Faust fait la déclaration suivante, essentielle pour la compréhension de l'opéra pour Busoni : « Je te défie... toi que l'on nomme le diable... Ta haute malice se brise contre les vues plus élevées où je suis parvenu, et sur ma liberté acquise Dieu et le diable s'annulent ensemble ! » (« Euch zum Trotze ... die wir nennen böse.... An dieser hohen Einsicht meiner Reife bricht sich nun eure Bosheit und in der mir errungnen Freiheit erlischt Gott und Teufel zugleich. »)
Comme dans le prologue II, Faust trace un cercle sur le sol. Il y prend place avec l'enfant et, dans un suprême effort, transmet à son fils toute sa volonté de vivre. Le veilleur de nuit lance l'appel de minuit. Faust tombe, mort. À sa place, un enfant nu se dresse, portant un rameau fleuri dans la main droite, et s'avance dans la nuit. Méphistophélès revient, trouve le corps de Faust étendu à terre et pose la question « Cet homme devait-il rencontrer une telle fin ? » (« Sollte dieser Mann verunglückt sein ? »). Il prend le corps de Faust sur son épaule et se retire.
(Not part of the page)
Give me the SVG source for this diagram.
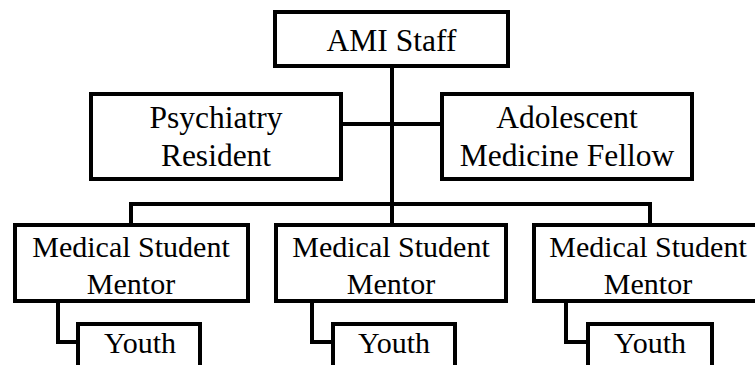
<svg xmlns="http://www.w3.org/2000/svg" width="755" height="365" viewBox="0 0 755 365">
<style>
.box{fill:#fff;stroke:#000;stroke-width:4}
.ln{fill:none;stroke:#000;stroke-width:4;stroke-linejoin:miter;stroke-linecap:square}
text{font-family:"Liberation Serif","Times New Roman",serif;font-size:31.5px;fill:#000;text-anchor:middle}
text.s{font-size:30px}
</style>
<rect width="755" height="365" fill="#fff"/>
<g id="connectors">
<path class="ln" d="M392,68V225"/>
<path class="ln" d="M343,124H440"/>
<path class="ln" d="M131,225V204H650V225"/>
<path class="ln" d="M58,303V342H77"/>
<path class="ln" d="M312,303V342H333"/>
<path class="ln" d="M566,303V342H588"/>
</g>
<g id="ami"><rect class="box" x="275" y="12" width="233" height="54"/><text x="391.5" y="51">AMI Staff</text></g>
<g id="psych"><rect class="box" x="91" y="94" width="250" height="85"/><text x="216" y="128">Psychiatry</text><text x="216" y="166">Resident</text></g>
<g id="adol"><rect class="box" x="442" y="94" width="250" height="85"/><text x="567" y="128">Adolescent</text><text x="567" y="166">Medicine Fellow</text></g>
<g id="mentor1"><rect class="box" x="15" y="225" width="233" height="76"/><text class="s" x="131" y="257">Medical Student</text><text class="s" x="131" y="294">Mentor</text></g>
<g id="mentor2"><rect class="box" x="276" y="225" width="230" height="76"/><text class="s" x="391" y="257">Medical Student</text><text class="s" x="391" y="294">Mentor</text></g>
<g id="mentor3"><rect class="box" x="534" y="225" width="232" height="76"/><text class="s" x="648" y="257">Medical Student</text><text class="s" x="648" y="294">Mentor</text></g>
<g id="youth1"><rect class="box" x="78" y="324" width="122" height="60"/><text class="s" x="140" y="353">Youth</text></g>
<g id="youth2"><rect class="box" x="333" y="324" width="122" height="60"/><text class="s" x="394" y="353">Youth</text></g>
<g id="youth3"><rect class="box" x="588" y="324" width="124" height="60"/><text class="s" x="650" y="353">Youth</text></g>
</svg>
Au loin, des voix répètent les derniers mots du docteur : « Sang de mon sang, corps de mon corps, je te remets ma vie, moi, Faust, une éternelle volonté » (« Blut meines Blutes, Glied meines Gliedes, dir vermach' ich mein Leben, ich, Faust, ein ewiger Wille. »)
Le poète s'adresse à nouveau aux spectateurs.
Ce passage parlé est souvent supprimé dans les représentations de l'opéra.